We're 98.5% that r16336 --> r30316 update to the library is the creation and commissioning of the other ESD_LINE_CHARGE_GENERIC_MASTER block, given Dec 2024 LLO aLOGs like LHO:74555 and 74771. The 1.5% lack of confidence is only that it's challenging to follow LLO's QUAD front-end model's references to libraries.

Anyways -- this is just to say explicitly that we're going forward with using this r30316 version of the library, but it won't change any function or form of the h1susetmy model.

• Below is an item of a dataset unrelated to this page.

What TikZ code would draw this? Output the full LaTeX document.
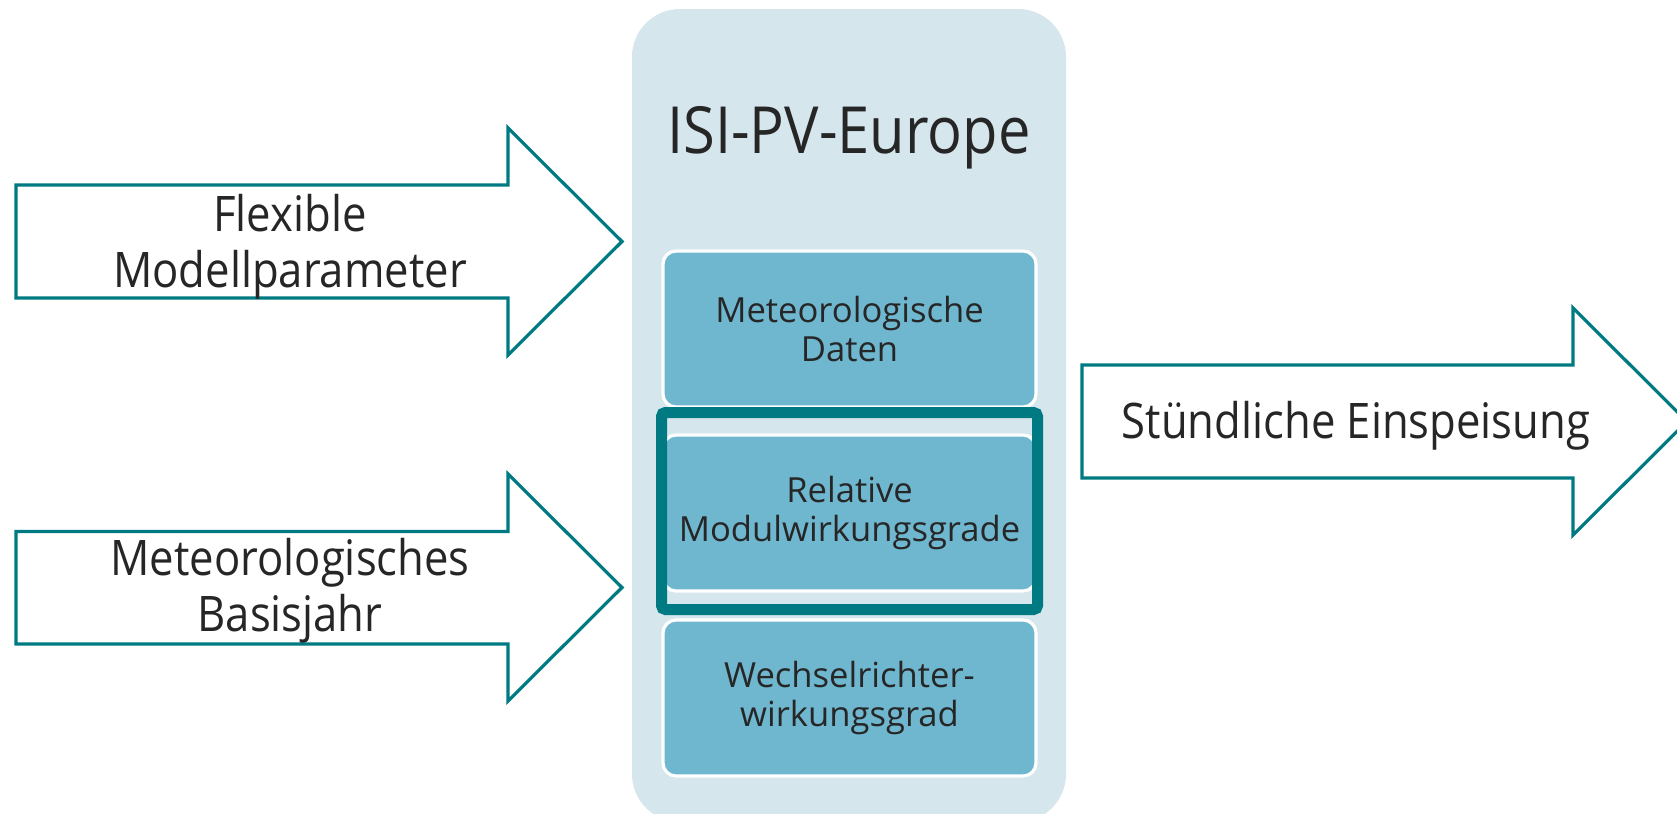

D. Barker, J. Kissel, O. Patane
ECRs: E2400409 and E2500296
IIET: 35739 and 35706, respectively
WP: 12901
DWG: D1002741

Following the solidifying of the wiring plan / IO chassis layout (see LHO:88276), Dave did the lion's share of updating the front-end USER models in prep to the 28-bit 32CH upgrade. I merely reviewed it to make sure we understood all the moving pieces and that the connections to the analog world made sense, and am documenting it here.

Recall -- although the wiring diagram -v11 had shown all 20-bit DACs, in order to best reflect the 2022 ideal as of 
    - TST stage :: ECR E1800306 / IIET: 11689,
    - PUM stage :: ECR E1900216 / IIET: 13232
    - Everything else :: ECR E2100485 / IIET:20828, 
but H1 had not yet achieved that ideal, as we instead put our money toward developing and waiting for the 28-bit 32CH DACs. As such, in the "BEFORE" shots, you'll see the reality of the mix of 18-bit and 20-bit DACs. In short, the QUAD TOP (M0 and R0) and TMTS TOP (M1) had not yet been upgrade to 20-bit DACs. So those stages now "skip a version" and go straight to 28-bit 32CH DACs (D2200368).

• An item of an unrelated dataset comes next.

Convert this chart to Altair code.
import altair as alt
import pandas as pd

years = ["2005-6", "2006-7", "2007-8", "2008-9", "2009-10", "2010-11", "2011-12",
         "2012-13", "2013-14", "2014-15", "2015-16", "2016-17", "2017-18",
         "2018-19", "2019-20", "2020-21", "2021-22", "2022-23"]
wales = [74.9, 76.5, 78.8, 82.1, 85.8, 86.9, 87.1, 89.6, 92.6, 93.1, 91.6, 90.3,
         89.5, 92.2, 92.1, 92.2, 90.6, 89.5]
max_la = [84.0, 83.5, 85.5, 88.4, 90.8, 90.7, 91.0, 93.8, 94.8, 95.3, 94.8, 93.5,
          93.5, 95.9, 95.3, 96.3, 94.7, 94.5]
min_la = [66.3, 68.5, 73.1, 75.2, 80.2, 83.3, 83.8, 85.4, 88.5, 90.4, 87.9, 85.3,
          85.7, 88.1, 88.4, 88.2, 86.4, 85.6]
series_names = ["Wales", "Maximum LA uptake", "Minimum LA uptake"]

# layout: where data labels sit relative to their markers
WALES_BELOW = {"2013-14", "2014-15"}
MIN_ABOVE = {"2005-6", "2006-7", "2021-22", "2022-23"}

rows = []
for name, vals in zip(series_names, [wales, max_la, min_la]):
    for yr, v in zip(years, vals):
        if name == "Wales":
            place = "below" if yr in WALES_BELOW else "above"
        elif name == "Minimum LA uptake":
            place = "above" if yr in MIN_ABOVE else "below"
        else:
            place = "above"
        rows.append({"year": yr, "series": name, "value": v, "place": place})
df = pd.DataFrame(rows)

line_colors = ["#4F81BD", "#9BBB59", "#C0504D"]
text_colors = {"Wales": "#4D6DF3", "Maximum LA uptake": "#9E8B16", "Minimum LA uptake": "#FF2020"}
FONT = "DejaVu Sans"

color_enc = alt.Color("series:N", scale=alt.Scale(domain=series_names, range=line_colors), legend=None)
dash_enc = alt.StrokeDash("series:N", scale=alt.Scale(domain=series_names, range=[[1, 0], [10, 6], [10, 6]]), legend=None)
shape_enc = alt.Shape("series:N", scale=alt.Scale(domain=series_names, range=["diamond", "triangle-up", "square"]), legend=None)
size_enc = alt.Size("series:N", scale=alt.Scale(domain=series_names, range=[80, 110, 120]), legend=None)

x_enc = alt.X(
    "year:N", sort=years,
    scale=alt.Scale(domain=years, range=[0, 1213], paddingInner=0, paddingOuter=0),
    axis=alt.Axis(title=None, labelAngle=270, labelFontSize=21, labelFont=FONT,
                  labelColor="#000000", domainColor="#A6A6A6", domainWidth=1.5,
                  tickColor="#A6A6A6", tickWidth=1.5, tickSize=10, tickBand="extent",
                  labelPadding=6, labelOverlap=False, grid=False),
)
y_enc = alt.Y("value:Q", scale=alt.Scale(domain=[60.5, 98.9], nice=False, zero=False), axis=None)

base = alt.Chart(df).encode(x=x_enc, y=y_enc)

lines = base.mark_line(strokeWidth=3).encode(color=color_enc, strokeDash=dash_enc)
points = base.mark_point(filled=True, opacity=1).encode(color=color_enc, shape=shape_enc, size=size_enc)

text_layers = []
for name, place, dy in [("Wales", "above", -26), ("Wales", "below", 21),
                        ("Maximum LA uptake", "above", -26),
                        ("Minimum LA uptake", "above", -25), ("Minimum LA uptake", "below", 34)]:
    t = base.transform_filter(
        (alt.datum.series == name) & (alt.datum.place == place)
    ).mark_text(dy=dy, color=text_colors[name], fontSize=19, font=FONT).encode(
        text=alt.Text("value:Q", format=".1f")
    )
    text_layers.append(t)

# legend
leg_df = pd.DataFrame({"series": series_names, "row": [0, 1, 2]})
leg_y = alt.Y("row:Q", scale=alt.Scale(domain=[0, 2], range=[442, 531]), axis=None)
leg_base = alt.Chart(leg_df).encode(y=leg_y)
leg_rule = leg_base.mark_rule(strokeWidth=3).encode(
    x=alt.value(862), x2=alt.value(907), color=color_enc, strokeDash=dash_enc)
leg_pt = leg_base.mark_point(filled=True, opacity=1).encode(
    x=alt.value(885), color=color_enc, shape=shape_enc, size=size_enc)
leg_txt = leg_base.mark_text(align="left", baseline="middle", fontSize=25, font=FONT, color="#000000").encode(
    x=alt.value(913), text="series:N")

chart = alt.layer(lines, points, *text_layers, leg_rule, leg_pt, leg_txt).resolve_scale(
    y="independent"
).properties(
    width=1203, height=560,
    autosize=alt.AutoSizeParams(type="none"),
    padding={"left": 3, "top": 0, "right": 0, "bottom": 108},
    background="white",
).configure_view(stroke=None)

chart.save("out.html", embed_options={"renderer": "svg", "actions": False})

Attached are screen-shots of the DAC section of the user models BEFORE vs. AFTER:
    - h1susetmy BEFORE vs. AFTER
    - h1sustmsy BEFORE vs. AFTER
    - h1susetmypi BEFORE vs. AFTER

I also include a view of the 28-bit 32CH DAC card usage from each model that uses it; a view which better shows the consumption of channels by function across USER models.
    - DAC0 AFTER
    - DAC1 AFTER

This view helps identify some index / naming convention issues with DAC1 (see DAC1 usage screenshot). This DAC controls *only* the TST stage ESD, but spans the h1susetmy and h1susetmypi USER models. In both the susetmy and susetmypi models, the card_num parameter is set to 1 (one). HOWEVER, because the h1susetmy model uses both of the new two DACs (card_num=0 and card_num=1), the card_num=1's block name is DAC_1. In h1susetmypi which only uses the second card (card_num=1 ), it's block name is DAC_0. 
It's confusing when you look at it like this, and the RCG (current) forces it to be this way because of IO chassis which have mixed DAC card types (unlike ADCs, which the RCG will happily accept cherry pick ). The solution will be as it has been -- update the MEDM macro files that support the user interface, such that we get the UI showing the signal flow through the USER model output and IOP model output without folks having to think about it.